Things That Didn’t Help


They were having an emotional response and trying to logic at them didn’t work.

Consoling or Comforting

They saw me as the cause of their pain, so there was no point in trying to make them feel better. If they expected me to respond, I’d say “I know you’re upset. I don’t want to say or do something to upset you more right now.”

Only one person pushed it. My response offended him and he hit me. Needless to say, he is an abuser who harmed me from birth until the blessed if all-too-recent day I stopped responding to his messages. Non-abusers, even when upset, aren’t like this.

Bringing Up Religious Arguments

There are some arguments in Islam that were in my favor in very specific situations. Mentioning them didn’t do anything good.

Even though I knew (and know) more about certain things in Islam than they do, and they used to defer to me when I was a Muslim, they acted like my knowledge was all tainted the minute I told them I was an atheist. I sometimes fed the lines to someone who was (or who they thought was) a Muslim and was on my side, but this is a very risky strategy and involved too much planning for me in my fraught state.

Living with Them

My family insisted that I would hurt them worse by moving out then by becoming an atheist, but things got much better after I moved out for a while. I ended up being forced to move back due to finances but the situation was different (for the better) after that.

Advice for the Newly-Apostized (or My Past Self)

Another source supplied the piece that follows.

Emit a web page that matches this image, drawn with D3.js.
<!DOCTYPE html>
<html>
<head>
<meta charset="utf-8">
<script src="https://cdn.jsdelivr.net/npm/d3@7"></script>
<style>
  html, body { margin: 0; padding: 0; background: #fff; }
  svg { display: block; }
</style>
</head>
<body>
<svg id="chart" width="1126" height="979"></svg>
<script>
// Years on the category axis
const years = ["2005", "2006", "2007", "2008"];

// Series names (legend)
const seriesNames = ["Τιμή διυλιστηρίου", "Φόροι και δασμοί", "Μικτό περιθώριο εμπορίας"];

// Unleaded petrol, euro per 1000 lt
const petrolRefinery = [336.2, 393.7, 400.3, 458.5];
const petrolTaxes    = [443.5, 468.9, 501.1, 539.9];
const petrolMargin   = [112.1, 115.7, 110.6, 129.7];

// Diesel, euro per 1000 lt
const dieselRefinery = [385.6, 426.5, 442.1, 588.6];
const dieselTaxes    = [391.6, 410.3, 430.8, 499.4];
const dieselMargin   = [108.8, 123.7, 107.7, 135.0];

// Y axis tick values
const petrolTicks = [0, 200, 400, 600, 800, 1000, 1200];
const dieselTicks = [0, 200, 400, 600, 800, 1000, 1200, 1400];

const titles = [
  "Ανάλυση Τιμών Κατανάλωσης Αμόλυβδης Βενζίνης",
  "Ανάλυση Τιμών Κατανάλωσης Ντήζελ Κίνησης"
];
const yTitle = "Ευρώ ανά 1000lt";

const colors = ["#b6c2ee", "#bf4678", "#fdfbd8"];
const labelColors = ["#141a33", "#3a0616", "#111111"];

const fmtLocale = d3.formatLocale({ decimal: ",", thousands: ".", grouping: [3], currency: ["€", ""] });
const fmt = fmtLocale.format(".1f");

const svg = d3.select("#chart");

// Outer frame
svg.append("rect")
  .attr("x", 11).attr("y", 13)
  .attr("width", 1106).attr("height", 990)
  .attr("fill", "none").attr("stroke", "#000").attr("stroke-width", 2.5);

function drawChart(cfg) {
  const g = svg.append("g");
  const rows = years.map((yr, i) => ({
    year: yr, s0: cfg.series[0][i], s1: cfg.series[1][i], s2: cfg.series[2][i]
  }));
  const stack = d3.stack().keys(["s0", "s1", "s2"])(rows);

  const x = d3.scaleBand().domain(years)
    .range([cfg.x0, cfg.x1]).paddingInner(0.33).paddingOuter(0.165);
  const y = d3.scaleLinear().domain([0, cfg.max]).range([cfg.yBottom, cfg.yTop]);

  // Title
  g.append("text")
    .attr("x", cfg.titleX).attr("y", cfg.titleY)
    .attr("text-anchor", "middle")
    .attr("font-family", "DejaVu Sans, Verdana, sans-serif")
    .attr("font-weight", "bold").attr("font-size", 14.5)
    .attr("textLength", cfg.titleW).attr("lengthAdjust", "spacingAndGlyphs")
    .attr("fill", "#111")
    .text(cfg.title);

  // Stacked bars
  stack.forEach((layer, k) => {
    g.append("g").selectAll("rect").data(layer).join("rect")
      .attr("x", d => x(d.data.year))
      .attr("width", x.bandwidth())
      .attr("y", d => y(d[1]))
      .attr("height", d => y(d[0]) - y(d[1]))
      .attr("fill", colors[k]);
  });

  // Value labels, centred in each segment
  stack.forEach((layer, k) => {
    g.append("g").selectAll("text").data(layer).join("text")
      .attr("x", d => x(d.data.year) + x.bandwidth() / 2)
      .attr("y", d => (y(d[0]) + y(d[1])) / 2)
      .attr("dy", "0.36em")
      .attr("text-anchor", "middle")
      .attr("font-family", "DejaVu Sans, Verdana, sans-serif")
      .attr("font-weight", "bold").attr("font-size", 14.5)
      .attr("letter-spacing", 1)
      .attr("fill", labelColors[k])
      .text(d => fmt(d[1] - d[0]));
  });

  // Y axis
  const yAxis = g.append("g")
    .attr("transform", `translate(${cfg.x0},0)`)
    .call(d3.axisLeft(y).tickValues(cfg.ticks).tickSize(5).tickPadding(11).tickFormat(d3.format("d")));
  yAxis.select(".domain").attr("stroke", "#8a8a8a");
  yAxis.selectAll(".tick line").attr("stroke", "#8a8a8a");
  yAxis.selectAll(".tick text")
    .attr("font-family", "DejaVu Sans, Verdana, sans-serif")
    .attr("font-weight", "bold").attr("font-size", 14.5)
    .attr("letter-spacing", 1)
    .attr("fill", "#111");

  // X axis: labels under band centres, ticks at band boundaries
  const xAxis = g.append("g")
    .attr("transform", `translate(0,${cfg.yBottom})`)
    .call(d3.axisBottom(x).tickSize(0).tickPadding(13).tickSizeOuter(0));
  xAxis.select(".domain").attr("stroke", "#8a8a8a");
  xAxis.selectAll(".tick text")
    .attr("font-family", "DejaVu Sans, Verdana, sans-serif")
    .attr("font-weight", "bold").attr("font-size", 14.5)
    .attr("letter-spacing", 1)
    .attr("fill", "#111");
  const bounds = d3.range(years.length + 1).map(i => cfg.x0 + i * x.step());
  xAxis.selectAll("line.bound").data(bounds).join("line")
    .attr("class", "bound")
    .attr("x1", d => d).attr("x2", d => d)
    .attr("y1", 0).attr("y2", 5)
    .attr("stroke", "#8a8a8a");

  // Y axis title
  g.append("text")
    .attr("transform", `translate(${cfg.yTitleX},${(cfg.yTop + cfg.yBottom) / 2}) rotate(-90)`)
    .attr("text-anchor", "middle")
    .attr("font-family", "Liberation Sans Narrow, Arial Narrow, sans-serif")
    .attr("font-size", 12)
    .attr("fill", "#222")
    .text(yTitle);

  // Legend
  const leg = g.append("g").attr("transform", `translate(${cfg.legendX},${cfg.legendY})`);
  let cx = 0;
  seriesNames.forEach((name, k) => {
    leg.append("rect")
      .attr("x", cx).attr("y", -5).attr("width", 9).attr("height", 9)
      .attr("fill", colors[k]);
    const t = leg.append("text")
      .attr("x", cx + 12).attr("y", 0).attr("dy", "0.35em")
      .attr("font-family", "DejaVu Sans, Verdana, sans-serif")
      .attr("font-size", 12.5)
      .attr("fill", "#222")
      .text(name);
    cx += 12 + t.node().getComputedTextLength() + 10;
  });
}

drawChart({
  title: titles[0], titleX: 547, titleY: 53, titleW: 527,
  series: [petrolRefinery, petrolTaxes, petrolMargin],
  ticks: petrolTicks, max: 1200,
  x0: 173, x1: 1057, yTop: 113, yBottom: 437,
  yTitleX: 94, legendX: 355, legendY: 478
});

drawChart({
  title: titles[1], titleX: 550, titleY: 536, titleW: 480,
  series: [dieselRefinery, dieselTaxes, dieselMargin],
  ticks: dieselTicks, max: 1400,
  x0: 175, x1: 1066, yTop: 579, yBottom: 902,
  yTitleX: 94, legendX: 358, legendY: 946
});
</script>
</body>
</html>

4 thoughts on “Advice for the Newly-Apostized (or My Past Self)

  1. 1

    “Looking blotchy and frighteningly hysterical was better than carrying the angst indefinitely.”
    I need this (in present tense) stitched on a pillow.

  2. 2

    It’s wild how different a person’s experience of life can be. Me and my dude both expressed atheistic feelings as small children and were just laughed off. As adults we’re atheist and either no one gives a shit or they are too afraid to say anything about it.

  3. 3

    Heina, I’m a little hesitant to comment since your post is full of great advice, but my response has to be “your mileage may vary”.
    My experience was vastly different than yours, although I think I may fairly claim that my family was at least as religious as yours: my father was a Protestant minister and was the senior pastor of a fairly large church during my “wonder years”.
    As you might expect, I was expected (required) to be involved in church activities throughout my childhood. Yet I was able to leave my father’s religion with few repercussions. It probably became pretty clear to them that I had no faith by the time I was in high school, or even earlier. Certainly once I left for college I never saw the inside of a church except during holiday visits. But our relationship remained warm and they continued to be fully supportive. I can remember only one occasion, initiated by them, that the issue was even directly addressed.
    tl:dr — some of us apostates are luckier than others.